● Aim: Please return the full listing below without altering anything.
-*-
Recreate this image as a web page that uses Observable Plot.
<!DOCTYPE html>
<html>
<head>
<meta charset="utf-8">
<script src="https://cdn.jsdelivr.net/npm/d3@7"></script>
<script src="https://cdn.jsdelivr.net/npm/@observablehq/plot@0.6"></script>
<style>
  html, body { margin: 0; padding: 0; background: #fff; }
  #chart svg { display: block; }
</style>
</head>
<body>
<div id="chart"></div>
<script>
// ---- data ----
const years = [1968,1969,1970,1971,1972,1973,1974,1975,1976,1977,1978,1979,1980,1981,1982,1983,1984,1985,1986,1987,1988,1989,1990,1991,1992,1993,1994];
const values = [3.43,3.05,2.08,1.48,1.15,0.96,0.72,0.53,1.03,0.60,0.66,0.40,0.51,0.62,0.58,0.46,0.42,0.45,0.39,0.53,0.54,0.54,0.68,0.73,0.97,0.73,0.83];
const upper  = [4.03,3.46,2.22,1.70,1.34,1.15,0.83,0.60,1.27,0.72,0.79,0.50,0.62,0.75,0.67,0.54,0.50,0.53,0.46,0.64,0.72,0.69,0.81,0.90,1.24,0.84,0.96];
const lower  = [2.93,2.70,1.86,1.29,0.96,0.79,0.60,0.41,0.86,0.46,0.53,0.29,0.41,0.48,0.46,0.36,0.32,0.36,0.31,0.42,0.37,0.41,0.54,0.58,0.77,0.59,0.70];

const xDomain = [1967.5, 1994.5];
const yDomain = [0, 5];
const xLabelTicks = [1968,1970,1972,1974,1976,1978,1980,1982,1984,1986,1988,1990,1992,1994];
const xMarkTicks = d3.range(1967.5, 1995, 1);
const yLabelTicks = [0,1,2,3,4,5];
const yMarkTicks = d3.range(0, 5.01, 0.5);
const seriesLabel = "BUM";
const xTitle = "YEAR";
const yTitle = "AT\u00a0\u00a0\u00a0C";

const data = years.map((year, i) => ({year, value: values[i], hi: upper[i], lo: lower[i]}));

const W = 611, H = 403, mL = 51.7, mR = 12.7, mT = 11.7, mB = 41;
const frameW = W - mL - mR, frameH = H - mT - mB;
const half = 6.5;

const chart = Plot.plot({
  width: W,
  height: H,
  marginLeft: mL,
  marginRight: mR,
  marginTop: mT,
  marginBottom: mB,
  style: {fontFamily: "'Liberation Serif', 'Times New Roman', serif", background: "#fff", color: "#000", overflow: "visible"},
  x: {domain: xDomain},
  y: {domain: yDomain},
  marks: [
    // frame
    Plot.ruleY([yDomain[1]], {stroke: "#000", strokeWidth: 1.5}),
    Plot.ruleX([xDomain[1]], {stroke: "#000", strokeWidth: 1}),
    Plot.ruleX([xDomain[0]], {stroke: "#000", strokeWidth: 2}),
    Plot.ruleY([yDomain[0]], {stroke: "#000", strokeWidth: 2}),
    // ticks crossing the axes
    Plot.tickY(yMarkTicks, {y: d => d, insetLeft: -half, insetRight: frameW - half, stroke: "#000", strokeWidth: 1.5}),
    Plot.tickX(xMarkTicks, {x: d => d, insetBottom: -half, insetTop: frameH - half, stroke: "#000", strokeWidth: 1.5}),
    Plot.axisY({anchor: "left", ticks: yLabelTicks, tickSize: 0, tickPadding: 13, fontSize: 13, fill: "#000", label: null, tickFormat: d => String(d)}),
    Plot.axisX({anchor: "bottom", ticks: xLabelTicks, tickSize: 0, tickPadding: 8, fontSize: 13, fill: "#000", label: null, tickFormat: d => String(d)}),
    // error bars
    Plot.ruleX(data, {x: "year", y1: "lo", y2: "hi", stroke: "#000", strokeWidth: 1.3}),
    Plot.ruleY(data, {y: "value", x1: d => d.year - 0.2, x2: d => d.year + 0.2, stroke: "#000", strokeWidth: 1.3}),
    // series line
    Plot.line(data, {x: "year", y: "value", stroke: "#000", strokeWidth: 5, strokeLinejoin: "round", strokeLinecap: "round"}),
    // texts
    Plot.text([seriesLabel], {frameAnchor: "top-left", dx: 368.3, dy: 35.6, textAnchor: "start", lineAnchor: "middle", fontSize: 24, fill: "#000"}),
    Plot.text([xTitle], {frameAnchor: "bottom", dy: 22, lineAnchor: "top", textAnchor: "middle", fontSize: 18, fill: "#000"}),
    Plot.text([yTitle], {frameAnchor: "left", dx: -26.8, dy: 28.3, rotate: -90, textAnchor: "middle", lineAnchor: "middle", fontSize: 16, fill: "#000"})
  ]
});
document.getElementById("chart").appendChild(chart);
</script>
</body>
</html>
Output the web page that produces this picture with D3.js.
-*-
● Solution for this problem:
Recreate this image as a web page that uses Observable Plot.
<!DOCTYPE html>
<html>
<head>
<meta charset="utf-8">
<script src="https://cdn.jsdelivr.net/npm/d3@7"></script>
<script src="https://cdn.jsdelivr.net/npm/@observablehq/plot@0.6"></script>
<style>
  html, body { margin: 0; padding: 0; background: #fff; }
  #chart svg { display: block; }
</style>
</head>
<body>
<div id="chart"></div>
<script>
// ---- data ----
const years = [1968,1969,1970,1971,1972,1973,1974,1975,1976,1977,1978,1979,1980,1981,1982,1983,1984,1985,1986,1987,1988,1989,1990,1991,1992,1993,1994];
const values = [3.43,3.05,2.08,1.48,1.15,0.96,0.72,0.53,1.03,0.60,0.66,0.40,0.51,0.62,0.58,0.46,0.42,0.45,0.39,0.53,0.54,0.54,0.68,0.73,0.97,0.73,0.83];
const upper  = [4.03,3.46,2.22,1.70,1.34,1.15,0.83,0.60,1.27,0.72,0.79,0.50,0.62,0.75,0.67,0.54,0.50,0.53,0.46,0.64,0.72,0.69,0.81,0.90,1.24,0.84,0.96];
const lower  = [2.93,2.70,1.86,1.29,0.96,0.79,0.60,0.41,0.86,0.46,0.53,0.29,0.41,0.48,0.46,0.36,0.32,0.36,0.31,0.42,0.37,0.41,0.54,0.58,0.77,0.59,0.70];

const xDomain = [1967.5, 1994.5];
const yDomain = [0, 5];
const xLabelTicks = [1968,1970,1972,1974,1976,1978,1980,1982,1984,1986,1988,1990,1992,1994];
const xMarkTicks = d3.range(1967.5, 1995, 1);
const yLabelTicks = [0,1,2,3,4,5];
const yMarkTicks = d3.range(0, 5.01, 0.5);
const seriesLabel = "BUM";
const xTitle = "YEAR";
const yTitle = "AT\u00a0\u00a0\u00a0C";

const data = years.map((year, i) => ({year, value: values[i], hi: upper[i], lo: lower[i]}));

const W = 611, H = 403, mL = 51.7, mR = 12.7, mT = 11.7, mB = 41;
const frameW = W - mL - mR, frameH = H - mT - mB;
const half = 6.5;

const chart = Plot.plot({
  width: W,
  height: H,
  marginLeft: mL,
  marginRight: mR,
  marginTop: mT,
  marginBottom: mB,
  style: {fontFamily: "'Liberation Serif', 'Times New Roman', serif", background: "#fff", color: "#000", overflow: "visible"},
  x: {domain: xDomain},
  y: {domain: yDomain},
  marks: [
    // frame
    Plot.ruleY([yDomain[1]], {stroke: "#000", strokeWidth: 1.5}),
    Plot.ruleX([xDomain[1]], {stroke: "#000", strokeWidth: 1}),
    Plot.ruleX([xDomain[0]], {stroke: "#000", strokeWidth: 2}),
    Plot.ruleY([yDomain[0]], {stroke: "#000", strokeWidth: 2}),
    // ticks crossing the axes
    Plot.tickY(yMarkTicks, {y: d => d, insetLeft: -half, insetRight: frameW - half, stroke: "#000", strokeWidth: 1.5}),
    Plot.tickX(xMarkTicks, {x: d => d, insetBottom: -half, insetTop: frameH - half, stroke: "#000", strokeWidth: 1.5}),
    Plot.axisY({anchor: "left", ticks: yLabelTicks, tickSize: 0, tickPadding: 13, fontSize: 13, fill: "#000", label: null, tickFormat: d => String(d)}),
    Plot.axisX({anchor: "bottom", ticks: xLabelTicks, tickSize: 0, tickPadding: 8, fontSize: 13, fill: "#000", label: null, tickFormat: d => String(d)}),
    // error bars
    Plot.ruleX(data, {x: "year", y1: "lo", y2: "hi", stroke: "#000", strokeWidth: 1.3}),
    Plot.ruleY(data, {y: "value", x1: d => d.year - 0.2, x2: d => d.year + 0.2, stroke: "#000", strokeWidth: 1.3}),
    // series line
    Plot.line(data, {x: "year", y: "value", stroke: "#000", strokeWidth: 5, strokeLinejoin: "round", strokeLinecap: "round"}),
    // texts
    Plot.text([seriesLabel], {frameAnchor: "top-left", dx: 368.3, dy: 35.6, textAnchor: "start", lineAnchor: "middle", fontSize: 24, fill: "#000"}),
    Plot.text([xTitle], {frameAnchor: "bottom", dy: 22, lineAnchor: "top", textAnchor: "middle", fontSize: 18, fill: "#000"}),
    Plot.text([yTitle], {frameAnchor: "left", dx: -26.8, dy: 28.3, rotate: -90, textAnchor: "middle", lineAnchor: "middle", fontSize: 16, fill: "#000"})
  ]
});
document.getElementById("chart").appendChild(chart);
</script>
</body>
</html>
Output the web page that produces this picture with D3.js.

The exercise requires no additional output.